* begin Collected material *

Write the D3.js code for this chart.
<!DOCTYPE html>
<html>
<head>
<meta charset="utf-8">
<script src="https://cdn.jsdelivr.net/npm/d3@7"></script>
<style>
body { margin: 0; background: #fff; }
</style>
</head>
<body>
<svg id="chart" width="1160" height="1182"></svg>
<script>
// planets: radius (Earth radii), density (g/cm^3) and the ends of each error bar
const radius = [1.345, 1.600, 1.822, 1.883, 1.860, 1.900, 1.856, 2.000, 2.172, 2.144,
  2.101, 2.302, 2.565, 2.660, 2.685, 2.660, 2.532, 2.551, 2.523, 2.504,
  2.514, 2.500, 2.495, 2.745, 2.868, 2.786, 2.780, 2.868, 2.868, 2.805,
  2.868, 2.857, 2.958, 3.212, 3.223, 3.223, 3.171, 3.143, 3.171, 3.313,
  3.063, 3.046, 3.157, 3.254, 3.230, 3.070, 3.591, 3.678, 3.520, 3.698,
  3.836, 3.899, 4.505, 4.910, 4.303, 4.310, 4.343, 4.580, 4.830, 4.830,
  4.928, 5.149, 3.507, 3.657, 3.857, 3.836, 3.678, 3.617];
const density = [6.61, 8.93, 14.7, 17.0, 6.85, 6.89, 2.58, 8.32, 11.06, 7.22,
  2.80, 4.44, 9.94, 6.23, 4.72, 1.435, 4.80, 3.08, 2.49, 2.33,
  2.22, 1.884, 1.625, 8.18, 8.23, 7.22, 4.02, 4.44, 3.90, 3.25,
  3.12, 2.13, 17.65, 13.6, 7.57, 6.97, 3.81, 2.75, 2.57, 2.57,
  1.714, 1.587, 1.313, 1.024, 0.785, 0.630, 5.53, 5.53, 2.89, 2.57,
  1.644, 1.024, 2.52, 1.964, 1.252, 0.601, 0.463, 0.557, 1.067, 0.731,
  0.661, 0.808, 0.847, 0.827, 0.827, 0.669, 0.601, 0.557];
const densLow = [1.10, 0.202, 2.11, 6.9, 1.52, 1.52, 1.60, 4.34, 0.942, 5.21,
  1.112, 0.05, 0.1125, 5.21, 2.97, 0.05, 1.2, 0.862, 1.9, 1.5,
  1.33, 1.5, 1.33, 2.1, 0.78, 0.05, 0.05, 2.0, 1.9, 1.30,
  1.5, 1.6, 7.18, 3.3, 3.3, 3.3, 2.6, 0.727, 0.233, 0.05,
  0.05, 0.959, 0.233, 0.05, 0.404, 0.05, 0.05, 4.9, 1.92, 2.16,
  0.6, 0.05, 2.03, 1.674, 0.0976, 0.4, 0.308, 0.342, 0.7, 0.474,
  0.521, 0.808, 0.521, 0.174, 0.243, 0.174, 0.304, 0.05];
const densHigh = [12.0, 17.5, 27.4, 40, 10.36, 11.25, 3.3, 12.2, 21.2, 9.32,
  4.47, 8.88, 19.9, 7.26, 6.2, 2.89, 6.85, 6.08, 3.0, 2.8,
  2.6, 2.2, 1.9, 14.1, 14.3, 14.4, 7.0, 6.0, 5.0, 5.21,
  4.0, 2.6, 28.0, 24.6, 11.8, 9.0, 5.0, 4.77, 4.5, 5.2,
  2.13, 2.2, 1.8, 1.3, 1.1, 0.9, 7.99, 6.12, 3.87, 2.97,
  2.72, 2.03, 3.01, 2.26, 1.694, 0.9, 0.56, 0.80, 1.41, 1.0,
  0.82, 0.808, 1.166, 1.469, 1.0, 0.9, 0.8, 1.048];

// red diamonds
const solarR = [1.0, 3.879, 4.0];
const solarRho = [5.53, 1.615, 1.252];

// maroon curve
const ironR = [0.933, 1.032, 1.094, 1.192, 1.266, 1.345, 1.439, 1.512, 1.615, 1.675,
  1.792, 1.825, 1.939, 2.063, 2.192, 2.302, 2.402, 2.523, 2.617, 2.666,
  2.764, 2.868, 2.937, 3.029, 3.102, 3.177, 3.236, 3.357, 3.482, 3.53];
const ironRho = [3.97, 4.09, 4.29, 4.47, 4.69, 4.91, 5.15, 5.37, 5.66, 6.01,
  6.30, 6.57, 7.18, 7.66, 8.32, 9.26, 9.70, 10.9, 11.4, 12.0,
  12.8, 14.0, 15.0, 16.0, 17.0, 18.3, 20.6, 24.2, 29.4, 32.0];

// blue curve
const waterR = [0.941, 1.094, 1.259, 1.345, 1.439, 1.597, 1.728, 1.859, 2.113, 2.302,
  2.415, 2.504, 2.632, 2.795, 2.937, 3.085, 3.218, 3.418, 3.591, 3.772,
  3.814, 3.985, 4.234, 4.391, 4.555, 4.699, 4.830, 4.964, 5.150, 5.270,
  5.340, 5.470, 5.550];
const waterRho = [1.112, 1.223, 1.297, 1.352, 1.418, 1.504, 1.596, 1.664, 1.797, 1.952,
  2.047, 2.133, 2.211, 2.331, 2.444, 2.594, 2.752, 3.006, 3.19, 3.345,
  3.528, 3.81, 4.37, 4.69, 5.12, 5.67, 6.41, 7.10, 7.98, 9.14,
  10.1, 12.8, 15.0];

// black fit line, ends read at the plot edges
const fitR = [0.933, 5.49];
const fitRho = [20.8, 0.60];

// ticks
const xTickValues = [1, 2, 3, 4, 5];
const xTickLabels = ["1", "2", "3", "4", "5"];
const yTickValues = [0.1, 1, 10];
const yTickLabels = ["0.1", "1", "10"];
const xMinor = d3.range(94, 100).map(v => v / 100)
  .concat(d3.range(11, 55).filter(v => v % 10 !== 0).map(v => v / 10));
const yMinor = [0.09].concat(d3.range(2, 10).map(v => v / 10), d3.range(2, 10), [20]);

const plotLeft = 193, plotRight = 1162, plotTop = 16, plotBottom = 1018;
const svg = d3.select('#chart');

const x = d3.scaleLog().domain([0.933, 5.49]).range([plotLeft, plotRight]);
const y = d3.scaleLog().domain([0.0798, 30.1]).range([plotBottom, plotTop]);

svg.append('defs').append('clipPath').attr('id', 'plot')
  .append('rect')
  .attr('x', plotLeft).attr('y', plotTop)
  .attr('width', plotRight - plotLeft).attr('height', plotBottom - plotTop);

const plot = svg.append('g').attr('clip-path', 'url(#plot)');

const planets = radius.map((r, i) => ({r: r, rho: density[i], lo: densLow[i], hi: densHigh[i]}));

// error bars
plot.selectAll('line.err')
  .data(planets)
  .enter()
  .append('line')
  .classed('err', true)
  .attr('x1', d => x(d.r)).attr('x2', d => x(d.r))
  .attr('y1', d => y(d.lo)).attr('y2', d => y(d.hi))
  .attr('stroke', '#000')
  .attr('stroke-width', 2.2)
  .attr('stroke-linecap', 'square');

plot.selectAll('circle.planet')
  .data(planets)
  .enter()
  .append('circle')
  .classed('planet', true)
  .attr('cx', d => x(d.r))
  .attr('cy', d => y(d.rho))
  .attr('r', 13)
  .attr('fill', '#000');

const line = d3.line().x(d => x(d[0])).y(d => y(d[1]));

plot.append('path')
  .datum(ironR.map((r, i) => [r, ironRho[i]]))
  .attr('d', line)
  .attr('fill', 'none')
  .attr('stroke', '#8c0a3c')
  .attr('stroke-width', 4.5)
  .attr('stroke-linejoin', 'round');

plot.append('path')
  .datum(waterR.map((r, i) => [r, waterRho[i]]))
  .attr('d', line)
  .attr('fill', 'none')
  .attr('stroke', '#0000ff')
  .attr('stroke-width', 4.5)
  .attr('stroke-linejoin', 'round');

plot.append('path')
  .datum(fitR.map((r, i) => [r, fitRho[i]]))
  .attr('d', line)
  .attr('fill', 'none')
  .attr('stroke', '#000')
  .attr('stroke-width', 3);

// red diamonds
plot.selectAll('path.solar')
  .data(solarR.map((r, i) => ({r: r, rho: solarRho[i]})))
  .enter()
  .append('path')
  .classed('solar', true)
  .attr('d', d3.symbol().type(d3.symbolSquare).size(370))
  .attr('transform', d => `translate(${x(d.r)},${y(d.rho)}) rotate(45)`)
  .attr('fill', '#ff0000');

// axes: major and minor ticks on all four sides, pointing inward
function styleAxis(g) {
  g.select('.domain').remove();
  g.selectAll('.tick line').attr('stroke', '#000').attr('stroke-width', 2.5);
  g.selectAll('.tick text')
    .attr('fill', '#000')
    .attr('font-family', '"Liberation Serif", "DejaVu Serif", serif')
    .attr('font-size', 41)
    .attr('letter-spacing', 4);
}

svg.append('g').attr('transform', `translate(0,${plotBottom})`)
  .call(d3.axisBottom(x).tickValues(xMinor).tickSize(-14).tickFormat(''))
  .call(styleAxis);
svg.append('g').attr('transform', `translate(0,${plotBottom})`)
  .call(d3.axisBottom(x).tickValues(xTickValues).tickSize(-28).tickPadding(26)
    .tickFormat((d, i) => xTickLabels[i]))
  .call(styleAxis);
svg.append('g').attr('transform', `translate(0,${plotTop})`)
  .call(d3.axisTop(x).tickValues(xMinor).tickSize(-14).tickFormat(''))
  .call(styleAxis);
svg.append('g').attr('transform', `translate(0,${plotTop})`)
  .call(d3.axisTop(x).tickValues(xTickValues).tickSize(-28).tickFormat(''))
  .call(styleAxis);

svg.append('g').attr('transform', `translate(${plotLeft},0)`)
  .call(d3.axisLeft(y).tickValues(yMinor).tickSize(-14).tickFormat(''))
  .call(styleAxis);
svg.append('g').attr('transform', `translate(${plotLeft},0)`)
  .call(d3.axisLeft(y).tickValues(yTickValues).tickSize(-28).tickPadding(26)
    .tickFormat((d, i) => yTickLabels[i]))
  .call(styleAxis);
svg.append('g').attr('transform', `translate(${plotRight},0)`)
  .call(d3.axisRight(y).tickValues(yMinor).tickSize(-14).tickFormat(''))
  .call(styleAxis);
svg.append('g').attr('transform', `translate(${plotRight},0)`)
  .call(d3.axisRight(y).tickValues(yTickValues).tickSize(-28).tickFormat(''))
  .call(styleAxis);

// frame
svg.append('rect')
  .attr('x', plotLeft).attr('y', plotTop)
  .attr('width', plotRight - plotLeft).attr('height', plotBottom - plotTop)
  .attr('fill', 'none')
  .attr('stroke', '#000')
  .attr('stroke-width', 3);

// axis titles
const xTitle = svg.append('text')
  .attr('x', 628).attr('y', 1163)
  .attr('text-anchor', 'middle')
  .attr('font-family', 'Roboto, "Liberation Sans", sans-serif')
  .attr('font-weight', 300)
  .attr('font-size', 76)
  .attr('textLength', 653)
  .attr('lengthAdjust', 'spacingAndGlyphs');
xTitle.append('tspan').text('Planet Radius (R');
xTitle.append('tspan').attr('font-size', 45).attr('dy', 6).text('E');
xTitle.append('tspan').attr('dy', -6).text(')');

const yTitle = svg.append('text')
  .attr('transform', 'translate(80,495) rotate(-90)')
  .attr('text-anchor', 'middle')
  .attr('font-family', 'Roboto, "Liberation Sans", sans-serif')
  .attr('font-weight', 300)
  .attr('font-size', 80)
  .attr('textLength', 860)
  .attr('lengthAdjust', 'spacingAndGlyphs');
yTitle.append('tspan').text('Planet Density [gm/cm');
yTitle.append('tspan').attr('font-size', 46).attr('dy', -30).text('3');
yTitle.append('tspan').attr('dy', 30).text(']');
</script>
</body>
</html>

* end Collected material *

Exercise description>
Restate, word for word and with nothing added, the lines from the first line of the listing through the one where "0.82, 0.808, 1.166, 1.469, 1.0, 0.9, 0.8, 1.048];" stands.

Solved exercise>
Write the D3.js code for this chart.
<!DOCTYPE html>
<html>
<head>
<meta charset="utf-8">
<script src="https://cdn.jsdelivr.net/npm/d3@7"></script>
<style>
body { margin: 0; background: #fff; }
</style>
</head>
<body>
<svg id="chart" width="1160" height="1182"></svg>
<script>
// planets: radius (Earth radii), density (g/cm^3) and the ends of each error bar
const radius = [1.345, 1.600, 1.822, 1.883, 1.860, 1.900, 1.856, 2.000, 2.172, 2.144,
  2.101, 2.302, 2.565, 2.660, 2.685, 2.660, 2.532, 2.551, 2.523, 2.504,
  2.514, 2.500, 2.495, 2.745, 2.868, 2.786, 2.780, 2.868, 2.868, 2.805,
  2.868, 2.857, 2.958, 3.212, 3.223, 3.223, 3.171, 3.143, 3.171, 3.313,
  3.063, 3.046, 3.157, 3.254, 3.230, 3.070, 3.591, 3.678, 3.520, 3.698,
  3.836, 3.899, 4.505, 4.910, 4.303, 4.310, 4.343, 4.580, 4.830, 4.830,
  4.928, 5.149, 3.507, 3.657, 3.857, 3.836, 3.678, 3.617];
const density = [6.61, 8.93, 14.7, 17.0, 6.85, 6.89, 2.58, 8.32, 11.06, 7.22,
  2.80, 4.44, 9.94, 6.23, 4.72, 1.435, 4.80, 3.08, 2.49, 2.33,
  2.22, 1.884, 1.625, 8.18, 8.23, 7.22, 4.02, 4.44, 3.90, 3.25,
  3.12, 2.13, 17.65, 13.6, 7.57, 6.97, 3.81, 2.75, 2.57, 2.57,
  1.714, 1.587, 1.313, 1.024, 0.785, 0.630, 5.53, 5.53, 2.89, 2.57,
  1.644, 1.024, 2.52, 1.964, 1.252, 0.601, 0.463, 0.557, 1.067, 0.731,
  0.661, 0.808, 0.847, 0.827, 0.827, 0.669, 0.601, 0.557];
const densLow = [1.10, 0.202, 2.11, 6.9, 1.52, 1.52, 1.60, 4.34, 0.942, 5.21,
  1.112, 0.05, 0.1125, 5.21, 2.97, 0.05, 1.2, 0.862, 1.9, 1.5,
  1.33, 1.5, 1.33, 2.1, 0.78, 0.05, 0.05, 2.0, 1.9, 1.30,
  1.5, 1.6, 7.18, 3.3, 3.3, 3.3, 2.6, 0.727, 0.233, 0.05,
  0.05, 0.959, 0.233, 0.05, 0.404, 0.05, 0.05, 4.9, 1.92, 2.16,
  0.6, 0.05, 2.03, 1.674, 0.0976, 0.4, 0.308, 0.342, 0.7, 0.474,
  0.521, 0.808, 0.521, 0.174, 0.243, 0.174, 0.304, 0.05];
const densHigh = [12.0, 17.5, 27.4, 40, 10.36, 11.25, 3.3, 12.2, 21.2, 9.32,
  4.47, 8.88, 19.9, 7.26, 6.2, 2.89, 6.85, 6.08, 3.0, 2.8,
  2.6, 2.2, 1.9, 14.1, 14.3, 14.4, 7.0, 6.0, 5.0, 5.21,
  4.0, 2.6, 28.0, 24.6, 11.8, 9.0, 5.0, 4.77, 4.5, 5.2,
  2.13, 2.2, 1.8, 1.3, 1.1, 0.9, 7.99, 6.12, 3.87, 2.97,
  2.72, 2.03, 3.01, 2.26, 1.694, 0.9, 0.56, 0.80, 1.41, 1.0,
  0.82, 0.808, 1.166, 1.469, 1.0, 0.9, 0.8, 1.048];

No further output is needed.